Let $X$ be a topological space. Let $f \in C(X)$. Define the support of $f$. $$\operatorname{supp}(f) := \overline{\{x \in X: f(x) \neq 0\}}$$
I want to show that $$A:=\{f \in C(X)\mid \exists K \subseteq X \mathrm{\ compact \ }: \forall x \notin K: f(x) = 0\}$$
and $$B:=\{f \in C(X): \operatorname{supp}(f) \mathrm{\ is \ compact}\}$$
coincide. The inclusion $B \subseteq A$ is trivial.
Attempt: I managed to show that $A \subseteq B$ if $X$ is Hausdorff:
If $f \in A$, determine a compact set $K$ with $f(x) = 0$ for $x \notin K$. Then $$\{x \in X: f(x) \neq 0\} \subseteq K$$ and taking closures $$\operatorname{supp}(f) \subseteq \overline{K}$$ Since $X$ is Hausdorff, $K$ is closed so we get $$\operatorname{supp}(f) \subseteq K$$
Then $\operatorname{supp}(f)$ is a closed subset of a compact set and we can conclude.
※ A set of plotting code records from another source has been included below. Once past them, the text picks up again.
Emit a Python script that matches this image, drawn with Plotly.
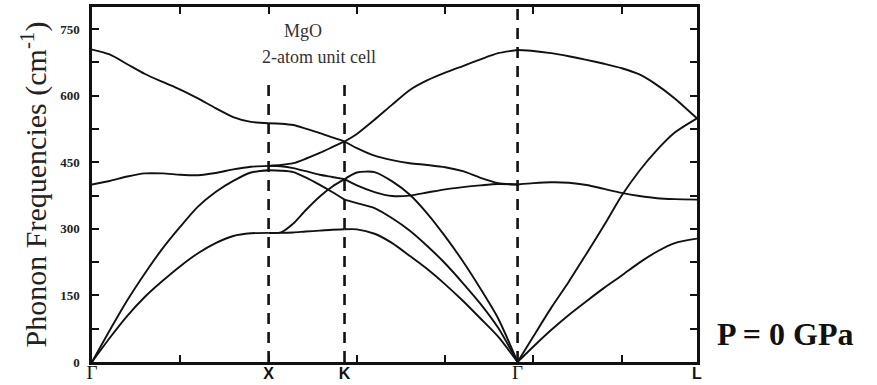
import plotly.graph_objects as go

# ---------------- data ----------------
# high-symmetry points along the path (x coordinate, label)
kpoint_pos = [0.0, 1.0, 1.43, 2.41, 3.426]
kpoint_lbl = ["Γ", "X", "K", "Γ", "L"]
minor_k_ticks = [0.5, 1.0, 1.5, 2.0, 2.5, 3.0]

# Gamma -> X
gx_k = [0.0, 0.1, 0.2, 0.3, 0.4, 0.5, 0.6, 0.7, 0.8, 0.9, 1.0]
gx_lo = [704, 693, 671, 649, 631, 614, 594, 572, 552, 541, 538]
gx_to = [400, 408, 418, 425, 425, 422, 421, 426, 434, 440, 442]
gx_la = [0, 71, 139, 200, 256, 305, 350, 383, 408, 427, 432]
gx_ta = [0, 54, 104, 147, 183, 216, 245, 268, 284, 290, 291]

# X -> K
xk_k = [1.0, 1.07, 1.14, 1.21, 1.29, 1.36, 1.43]
xk_b1 = [442, 444, 448, 458, 471, 484, 497]
xk_b2 = [538, 537, 534, 526, 516, 506, 497]
xk_b3 = [291, 292, 312, 342, 373, 395, 412]
xk_b4 = [442, 441, 437, 430, 422, 417, 412]
xk_b5 = [432, 431, 428, 416, 399, 383, 366]
xk_b6 = [291, 291, 292, 294, 296, 298, 299]

# K -> Gamma
kg_k = [1.43, 1.5, 1.6, 1.7, 1.8, 1.9, 2.0, 2.1, 2.2, 2.3, 2.41]
kg_b1 = [497, 514, 546, 580, 613, 635, 652, 667, 682, 696, 703]
kg_b2 = [497, 482, 465, 455, 448, 444, 439, 430, 415, 403, 400]
kg_b3 = [412, 427, 428, 407, 377, 334, 283, 227, 165, 98, 0]
kg_b4 = [412, 398, 383, 374, 375, 382, 389, 394, 398, 401, 400]
kg_b5 = [366, 358, 347, 324, 296, 261, 222, 178, 131, 77, 0]
kg_b6 = [299, 299, 289, 268, 239, 209, 175, 138, 98, 57, 0]

# Gamma -> L
gl_k = [2.41, 2.5, 2.6, 2.7, 2.8, 2.9, 3.0, 3.1, 3.2, 3.3, 3.426]
gl_lo = [703, 701, 696, 689, 681, 672, 662, 648, 624, 594, 549]
gl_to = [400, 403, 405, 404, 399, 390, 381, 374, 369, 367, 366]
gl_la = [0, 58, 122, 181, 244, 308, 375, 431, 478, 517, 549]
gl_ta = [0, 35, 72, 106, 137, 167, 195, 224, 249, 268, 278]

# dashed guide lines: (k position, top frequency)
guide_k = [1.0, 1.43, 2.41]
guide_top = [625, 625, 800]

y_major = [0, 150, 300, 450, 600, 750]
y_minor = [75, 225, 375, 525, 675]

# ---------------- figure ----------------
fig = go.Figure()

line_style = dict(color="#111111", width=1.9, shape="spline", smoothing=0.7)

segments = [
    (gx_k, [gx_lo, gx_to, gx_la, gx_ta]),
    (xk_k, [xk_b1, xk_b2, xk_b3, xk_b4, xk_b5, xk_b6]),
    (kg_k, [kg_b1, kg_b2, kg_b3, kg_b4, kg_b5, kg_b6]),
    (gl_k, [gl_lo, gl_to, gl_la, gl_ta]),
]
for ks, bands in segments:
    for w in bands:
        fig.add_trace(go.Scatter(x=ks, y=w, mode="lines", line=line_style,
                                 showlegend=False, hoverinfo="skip"))

for gk, gt in zip(guide_k, guide_top):
    fig.add_trace(go.Scatter(x=[gk, gk], y=[0, gt], mode="lines", xaxis="x2",
                             line=dict(color="#111111", width=2.6, dash="11px,8px"),
                             showlegend=False, hoverinfo="skip"))

serif = "Liberation Serif, Times New Roman, serif"
sans = "Liberation Sans, Arial, sans-serif"

ticktext_x = []
for lbl in kpoint_lbl:
    if lbl == "Γ":
        ticktext_x.append(lbl)
    else:
        ticktext_x.append(
            f"<span style='font-family:{sans};font-weight:bold;font-size:16px'>{lbl}</span>")

x_range = [kpoint_pos[0], kpoint_pos[-1]]
tick_style = dict(ticks="inside", ticklen=7, tickwidth=2, tickcolor="#111111")

fig.update_layout(
    width=877, height=385,
    margin=dict(l=92, r=180, t=7, b=23, autoexpand=False),
    paper_bgcolor="white", plot_bgcolor="white",
    font=dict(family=serif, color="#111111"),
    xaxis=dict(range=x_range, tickvals=kpoint_pos, ticktext=ticktext_x,
               ticks="", showgrid=False, zeroline=False,
               automargin=False, ticklabelstandoff=-9,
               showline=True, linecolor="#111111", linewidth=2.5, mirror=True,
               tickfont=dict(family=serif, size=19, color="#111111")),
    xaxis2=dict(range=x_range, overlaying="x", anchor="y", side="bottom",
                tickvals=minor_k_ticks, showticklabels=False, automargin=False,
                mirror="ticks", showline=True, linecolor="#111111", linewidth=2.5,
                showgrid=False, zeroline=False, **tick_style),
    yaxis=dict(range=[0, 800], tickvals=y_major, automargin=False,
               showline=True, linecolor="#111111", linewidth=2.5, mirror="ticks",
               showgrid=False, zeroline=False, ticklabelstandoff=7,
               minor=dict(tickvals=y_minor, showgrid=False, **tick_style),
               tickfont=dict(family=serif, size=13, color="#222222", weight="bold"),
               title=dict(text="Phonon Frequencies (cm<sup>-1</sup>)",
                          font=dict(family=serif, size=30, color="#222222"),
                          standoff=5),
               **tick_style),
    annotations=[
        dict(text="MgO", x=1.195, y=745, xref="x", yref="y", showarrow=False,
             font=dict(family=serif, size=18, color="#333333"),
             xanchor="center", yanchor="middle"),
        dict(text="2-atom unit cell", x=1.285, y=688, xref="x", yref="y", showarrow=False,
             font=dict(family=serif, size=18, color="#333333"),
             xanchor="center", yanchor="middle"),
        dict(text="<b>P = 0 GPa</b>", x=1.145, y=0.079, xref="paper", yref="paper",
             showarrow=False, font=dict(family=serif, size=32, color="#111111"),
             xanchor="center", yanchor="middle"),
    ],
)

fig.write_html("out.html")
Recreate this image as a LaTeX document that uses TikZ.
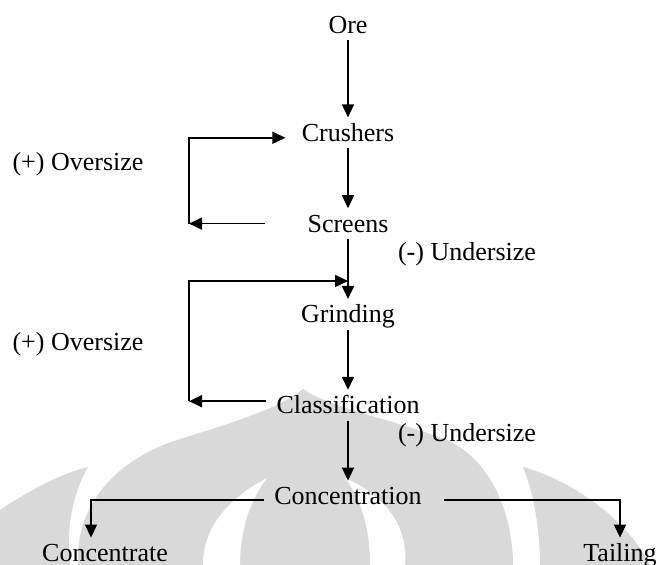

Question: Does the inclusion remain valid without the Hausdorff assumption?
Not necessarily. You can take as an example a modification of the line with two zeros - in particular, let $C$ be an infinite set and let $$X=C\cup(0,1].$$ Define $f:X\rightarrow\mathbb R$ by $$f(x) = \begin{cases}0 & \text{if }x\in C\\x & \text{if }x\in (0,1].\end{cases}$$ Define a topology on $X$ by saying that a set $U\subseteq X$ is open if and only if $f(U)$ is open. This really does define a topology, though you should carefully check what happens with intersections of open sets.
Clearly, $f$ is continuous. Moreover, if $c\in C$, then $\{c\}\cup (0,1]$ is homeomorphic by $f$ to $[0,1]$ - meaning that $f\in A$ since this is a compact set containing all non-zero values of $f$. However, the support of $f$ is all of $X$, which is not compact because the cover $\{\{c\} \cup (0,1] : c\in C\}$ has no non-trivial subcovers (and hence no finite subcovers). Thus $f\not\in B$.